Basler would like a future where he can run voice over the wireless network, using 'a cheap and reliable device'.

"Having terminal staff use mobile phones is a waste of time and money," he believes. "The next step is a wireless voice system that lets us broadcast to particular people."

David Johnson, IT manager with third party maintenance company Selection Services Selection Services provides computer maintenance, enterprise systems management and other professional IT services. Its 120-strong team of field service engineers make more than 200 customer site visits daily.

The company uses a mobility application supplied by Dexterra, which provides the field engineers with detailed information about upcoming jobs and takes them step-by-step through each job.

Selection Services says it has made annual savings of approximately 25,000 as it now needs fewer licences of Remedy now that engineers can log on and off with their PDAs. Mobile call charges have come down by 80 per cent, it says, as engineers spend less time calling the helpdesk.

"We replicate for our clients the experience they would get from an IT helpdesk, with the work carried out by our field engineers," says Johnson.

Although engineers are equipped with both Wi-Fi and GSM-based data networking technologies, the geographically distributed nature of their work means that at present it's the mobile phone technology that takes the load.

"Our communications are currently based on Orange GPRS, but we're soon switching to 3G, which I'm expecting will be a hell of a lot faster," says Johnson.

At present, he says, it takes the field engineers a couple of minutes to synchronise each job using their PDA when they get to the client site. "I estimate we'll halve that with 3G," he says. "A significant performance advantage is expected. 3G is also a more stable technology than GPRS, as operators shift bandwidth over to 3G. They won't tell you they're doing this, but I know they are."

The new solution will have online and offline uses, he says. If an engineer is in a basement away from a 3G signal, they can input all the information into the PDA, and as soon as it is back in range he clicks 'synchronise' and up it all goes. "Training will be minimal, which is another important way of saving money," he says.

"I'm a gadget freak by nature, and always have been," confesses Johnson. "Others say I'm a nerd, but I don't see it that way."

He says his personal and professional interest in technology means that he is always on the lookout for new possibilities, one of which is making more use of wireless networks going forward.

"I'd definitely be interested in dual mode devices in the future, combining 3G and some sort of broadband wireless perhaps," he says.
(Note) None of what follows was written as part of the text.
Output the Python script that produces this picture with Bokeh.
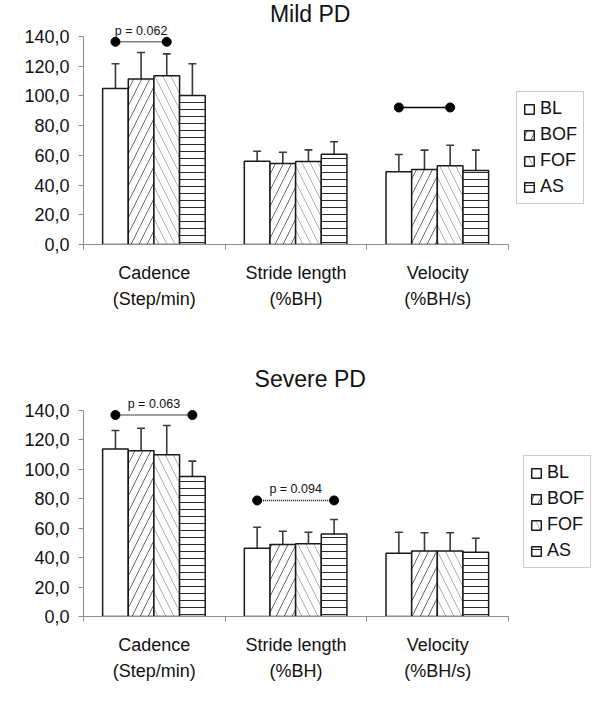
from bokeh.plotting import figure
from bokeh.models import FixedTicker, Range1d, Legend, LegendItem, ColumnDataSource
from bokeh.layouts import column
from bokeh.core.properties import value
from bokeh.embed import file_html
from bokeh.resources import INLINE

# ---------------- data ----------------
categories = ["Cadence\n(Step/min)", "Stride length\n(%BH)", "Velocity\n(%BH/s)"]
series = ["BL", "BOF", "FOF", "AS"]

mild_BL = [105.0, 56.0, 48.9]
mild_BOF = [111.3, 54.5, 50.5]
mild_FOF = [113.5, 55.8, 53.0]
mild_AS = [100.3, 60.8, 49.8]
mild_BL_sd = [16.6, 6.8, 11.7]
mild_BOF_sd = [17.9, 7.6, 13.0]
mild_FOF_sd = [14.8, 7.9, 13.8]
mild_AS_sd = [21.3, 8.3, 13.7]

severe_BL = [113.8, 46.4, 43.0]
severe_BOF = [112.6, 48.9, 44.6]
severe_FOF = [110.0, 49.4, 44.6]
severe_AS = [95.2, 56.0, 43.7]
severe_BL_sd = [12.6, 14.3, 14.3]
severe_BOF_sd = [15.4, 9.1, 12.3]
severe_FOF_sd = [19.8, 7.9, 12.3]
severe_AS_sd = [10.4, 9.9, 9.5]

# significance brackets: (category index, series a, series b, bracket level, label, dashed)
mild_sig = [(0, 0, 2, 136.4, "p = 0.062", True), (2, 0, 2, 92.2, "", False)]
severe_sig = [(0, 0, 3, 137.0, "p = 0.063", True), (1, 0, 3, 78.9, "p = 0.094", True)]

y_ticks = [0, 20, 40, 60, 80, 100, 120, 140]

FONT = "Liberation Sans"
FIG_W = 596
BORDER_L = 83
PX_X = 141.7

hatch = {
    "BL": dict(hatch_pattern=" ", hatch_color="#000000"),
    "BOF": dict(hatch_pattern="/", hatch_color="#666666", hatch_scale=16, hatch_weight=1),
    "FOF": dict(hatch_pattern="\\", hatch_color="#b0b0b0", hatch_scale=16, hatch_weight=1),
    "AS": dict(hatch_pattern="-", hatch_color="#2a2a2a", hatch_scale=7, hatch_weight=1),
}

BAR_W = 0.181
BAR_START = 0.135


def make_panel(title, means, sds, sigs, height, border_bottom, px_y, title_y,
               legend_loc, label_standoff):
    y_end = (height - border_bottom) / px_y
    x_end = (FIG_W - BORDER_L) / PX_X
    p = figure(width=FIG_W, height=height, output_backend="svg", toolbar_location=None,
               x_range=Range1d(0, x_end), y_range=Range1d(0, y_end),
               min_border_left=BORDER_L, min_border_bottom=border_bottom,
               min_border_top=0, min_border_right=0)
    p.outline_line_color = None
    p.xgrid.visible = False
    p.ygrid.visible = False
    p.background_fill_color = "white"

    # y axis
    ya = p.yaxis[0]
    ya.ticker = FixedTicker(ticks=y_ticks, minor_ticks=[])
    ya.major_label_overrides = {t: f"{t:.1f}".replace(".", ",") for t in y_ticks}
    ya.bounds = (0, 140)
    ya.axis_line_color = "#8c8c8c"
    ya.major_tick_line_color = "#8c8c8c"
    ya.major_tick_in = 0
    ya.major_tick_out = 5
    ya.major_label_standoff = 9
    ya.major_label_text_font = FONT
    ya.major_label_text_font_size = "18px"
    ya.major_label_text_color = "#111111"

    # x axis
    xa = p.xaxis[0]
    xa.ticker = FixedTicker(ticks=[i + 0.5 for i in range(len(categories))],
                            minor_ticks=list(range(len(categories) + 1)))
    xa.major_label_overrides = {i + 0.5: c for i, c in enumerate(categories)}
    xa.bounds = (0, len(categories))
    xa.axis_line_color = "#8c8c8c"
    xa.major_tick_line_color = None
    xa.major_tick_in = 0
    xa.major_tick_out = 0
    xa.minor_tick_line_color = "#8c8c8c"
    xa.minor_tick_in = 0
    xa.minor_tick_out = 5
    xa.major_label_standoff = label_standoff
    xa.major_label_text_font = FONT
    xa.major_label_text_font_size = "18px"
    xa.major_label_text_color = "#111111"
    xa.major_label_text_line_height = 1.3

    items = []
    centers = {}
    for k, s in enumerate(series):
        xs = [i + BAR_START + BAR_W / 2 + k * BAR_W for i in range(len(categories))]
        centers[k] = xs
        top = means[s]
        sd = sds[s]
        src = ColumnDataSource(dict(x=xs, top=top, err=[t + d for t, d in zip(top, sd)],
                                    x0=[x - 0.028 for x in xs], x1=[x + 0.028 for x in xs]))
        p.segment(x0="x", y0="top", x1="x", y1="err", source=src,
                  line_color="#3a3a3a", line_width=1.6)
        p.segment(x0="x0", y0="err", x1="x1", y1="err", source=src,
                  line_color="#3a3a3a", line_width=1.6)
        r = p.vbar(x="x", top="top", width=BAR_W, bottom=0, source=src,
                   fill_color="white", line_color="#1a1a1a", line_width=1.5, **hatch[s])
        items.append(LegendItem(label=s, renderers=[r]))

    # significance brackets
    for (ci, a, b, lvl, lab, dashed) in sigs:
        xa_, xb_ = centers[a][ci], centers[b][ci]
        p.line([xa_, xb_], [lvl, lvl], line_color="black", line_width=1.6,
               line_dash="1 1" if dashed else "solid")
        p.scatter([xa_, xb_], [lvl, lvl], size=9, color="black")
        if lab:
            p.text(x=[(xa_ + xb_) / 2], y=[lvl], text=[lab], text_align="center",
                   text_baseline="bottom", y_offset=-4, text_font=value(FONT),
                   text_font_size="12.5px", text_color="#111111")

    # title
    p.text(x=[1.6], y=[title_y], text=[title], text_align="center",
           text_baseline="alphabetic", text_font=value(FONT), text_font_size="23px",
           text_color="#111111")

    leg = Legend(items=items, location=legend_loc)
    leg.border_line_color = "#999999"
    leg.border_line_width = 1
    leg.padding = 6
    leg.spacing = 5
    leg.margin = 0
    leg.glyph_width = 12
    leg.glyph_height = 12
    leg.label_height = 20
    leg.label_standoff = 5
    leg.label_text_font = FONT
    leg.label_text_font_size = "18px"
    leg.label_text_color = "#111111"
    p.add_layout(leg)
    return p


mild_means = dict(BL=mild_BL, BOF=mild_BOF, FOF=mild_FOF, AS=mild_AS)
mild_sds = dict(BL=mild_BL_sd, BOF=mild_BOF_sd, FOF=mild_FOF_sd, AS=mild_AS_sd)
severe_means = dict(BL=severe_BL, BOF=severe_BOF, FOF=severe_FOF, AS=severe_AS)
severe_sds = dict(BL=severe_BL_sd, BOF=severe_BOF_sd, FOF=severe_FOF_sd, AS=severe_AS_sd)

p1 = make_panel("Mild PD", mild_means, mild_sds, mild_sig, 358, 114, 1.486,
                155.0, (433, 40), 13)
p2 = make_panel("Severe PD", severe_means, severe_sds, severe_sig, 350, 92, 1.471,
                161.6, (440, 48), 13)

layout = column(p1, p2, spacing=0)
open("out.html", "w").write(file_html(layout, INLINE))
Wi-Fi as it stands, he says, is not much use on its own because of the wide areas that engineers roam across.

"I can see that Wi-Fi might end up as not just hotspots, but something more pervasive," he anticipates. "I can see one of the mobile operators snapping it all up and joining it together. I've read about WiMax, and that's something I'll be looking into, but I think it's only available now in a few rural areas."

He says he would like a future where there is true seamless connectivity between wireless and 3G in one device so the user doesn't need to even be aware of the difference. "If that becomes available then I'll try it out first before demoing it to the chief executive," he says. "I don't want to make a fool of myself. It needs to be sold to me first."

Security is not really much of an issue now, he says: "All PDA users have their own password, and no engineer can use another's device without it. I suppose some hacker will find their way in one day, as nothing's fool proof."